Fizemos muito o que vejo acontecendo aqui no Brasil: a retomada do passado como forma de imaginar e agir para avançar para o futuro. Foi um movimento de afrofuturismo com o próprio termo, traduzindo a ideia de consciência crítica em um espaço de sala de aula dentro do movimento de escolas comunitárias negras. Naquela época, as escolas da comunidade negra eram extensões do movimento Black Power mais amplo.

Como o feminismo negro pode se beneficiar das ideias de Paulo Freire?

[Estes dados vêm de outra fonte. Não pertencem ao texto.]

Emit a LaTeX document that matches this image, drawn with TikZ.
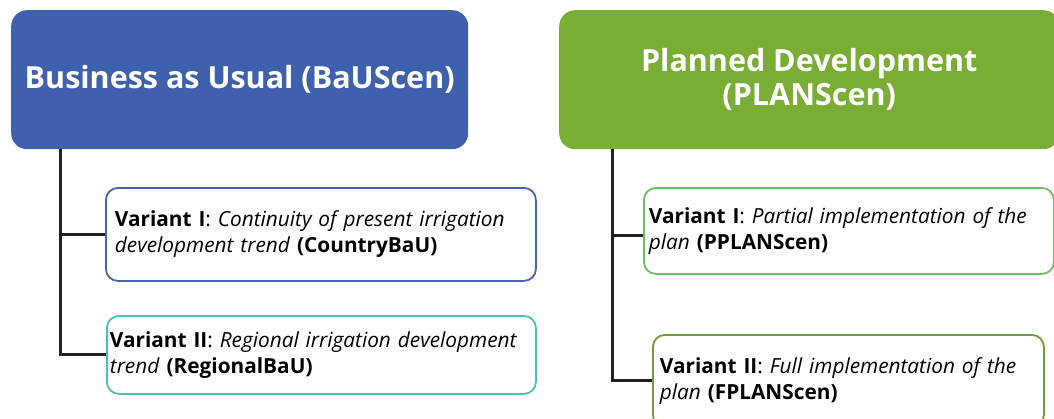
\documentclass[tikz,border=0pt]{standalone}
\usepackage{fontspec}
\setmainfont{Open Sans}
\usetikzlibrary{positioning}

\definecolor{baublue}{HTML}{3F61AD}
\definecolor{plangreen}{HTML}{7AAD34}
\definecolor{cbauline}{HTML}{4666B0}
\definecolor{rbauline}{HTML}{47C2B8}
\definecolor{pplanline}{HTML}{6DC064}
\definecolor{fplanline}{HTML}{6B9F3C}
\definecolor{treeblack}{HTML}{231F20}

\tikzset{
    scen/.style={rounded corners=16pt, fill=#1, text=white, anchor=north west,
        align=center, font=\bfseries\fontsize{30.5}{34}\selectfont},
    variant/.style={draw=#1, line width=1.8pt, rounded corners=12pt, fill=white,
        anchor=north west, align=left, font=\fontsize{20.8}{26}\selectfont},
    branch/.style={line width=3pt, draw=treeblack}
}

\begin{document}
\begin{tikzpicture}[x=1pt,y=-1pt]
\useasboundingbox (0,0) rectangle (1054,418);

%scenario heads
\node[scen=baublue, minimum width=457, minimum height=139] (bau) at (11,10)
    {Business as Usual (BaUScen)};
\node[scen=plangreen, minimum width=500, minimum height=139] (plan) at (559,10)
    {Planned Development\\(PLANScen)};

%variants
\node[variant=cbauline, minimum height=93, text width=412, inner xsep=9] (cbau) at (105,187)
    {\textbf{Variant I}: \textit{Continuity of present irrigation}\\
     \textit{development trend} \textbf{(CountryBaU)}};
\node[variant=rbauline, minimum height=78, text width=423, inner xsep=3] (rbau) at (106,315)
    {\textbf{Variant II}: \textit{Regional irrigation development}\\
     \textit{trend} \textbf{(RegionalBaU)}};
\node[variant=pplanline, minimum height=86, text width=400, inner xsep=5] (pplan) at (643,187)
    {\textbf{Variant I}: \textit{Partial implementation of the}\\
     \textit{plan} \textbf{(PPLANScen)}};
\node[variant=fplanline, minimum height=92, text width=377, inner xsep=7] (fplan) at (652,334)
    {\textbf{Variant II}: \textit{Full implementation of the}\\
     \textit{plan} \textbf{(FPLANScen)}};

%tree lines
\coordinate (bautrunk) at ([xshift=49pt]bau.south west);
\coordinate (plantrunk) at ([xshift=53pt]plan.south west);
\coordinate (pplanin) at ([yshift=-5pt]pplan.west);
\coordinate (fplanin) at (fplan.west);
\draw[branch] (bautrunk) |- (rbau.west);
\draw[branch] (bautrunk |- cbau.west) -- (cbau.west);
\draw[branch] (plantrunk) |- (fplanin);
\draw[branch] (plantrunk |- pplanin) -- (pplanin);

\end{tikzpicture}
\end{document}
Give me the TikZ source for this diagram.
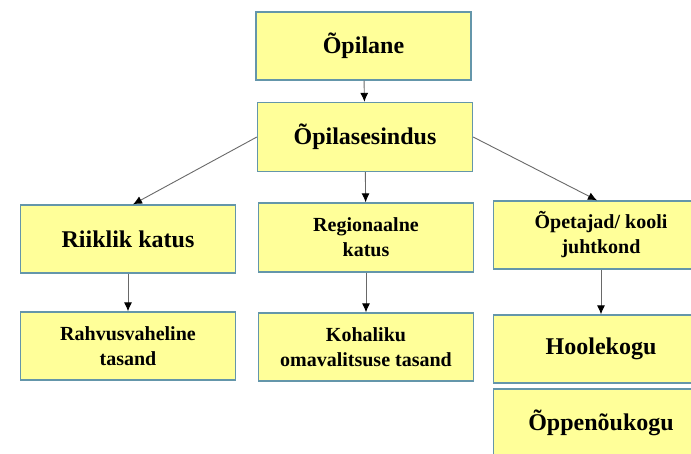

Acho que já existe uma boa correspondência entre as ideias de Freire na “Pedagogia do Oprimido” e a visão de mundo do feminismo negro. Essa noção de “ler” as relações de poder informa o contínuo aprofundamento da análise do feminismo negro sobre os sistemas de poder. Assim como você “lê” um livro durante um período de sua vida e, quando volta a ele mais tarde, o “lê” de maneira diferente, muitas vezes com base em sua experiência ou mudanças no mundo. 

O feminismo negro também continua a retornar à sua questão básica de “o que será necessário para que as mulheres negras sejam livres” e aprofundar por meio da análise interseccional. A releitura da sociedade por meio de uma consciência crítica adiciona lentes às relações de poder na vida das mulheres negras. Essa maneira de ler se alinha com o processo de autorreflexão de Freire. Na “Pedagogia da Esperança”, ele revisita seu trabalho anterior com mente aberta e por meio das experiências vividas.

Qual é o seu livro favorito de Paulo Freire? Por quê?

Definitivamente, “Pedagogia do oprimido”, principalmente pelo uso do termo “oprimido”. Freire se concentra no poder — esse é o coração de sua pedagogia. Atualmente, nos afastamos desse tipo de nomeação direta das relações de poder. Freire escreveu no exílio. O poder era onipresente em sua vida cotidiana e em sua capacidade de fazer trabalho intelectual. 

O termo “oprimidos” — que significa povos oprimidos — foi enfraquecido por tantos eufemismos como “marginalizados” (uma análise espacial do poder que, embora possa descrever o poder, tem um poder explicativo mínimo). O termo oprimido descreve uma hierarquia política com as estratégias de dominação política usadas para mantê-lo. 

Seu trabalho se presta a examinar muitos tipos de hierarquias e estratégias, por exemplo, raça, gênero, sexualidade, classe, nação. O livro é apropriado para o Brasil — oprimido capta as realidades das pessoas que vivem na rua —, mas também serve de lição para outros contextos nacionais de que a questão não é de identidade, mas de poder.

Como a escola pode contribuir para uma sociedade com menos preconceito de gênero e racial?

As escolas são locais de aprendizado político, quer tenham ou não esse objetivo explícito. Elas nos ensinam nossos lugares e propósitos.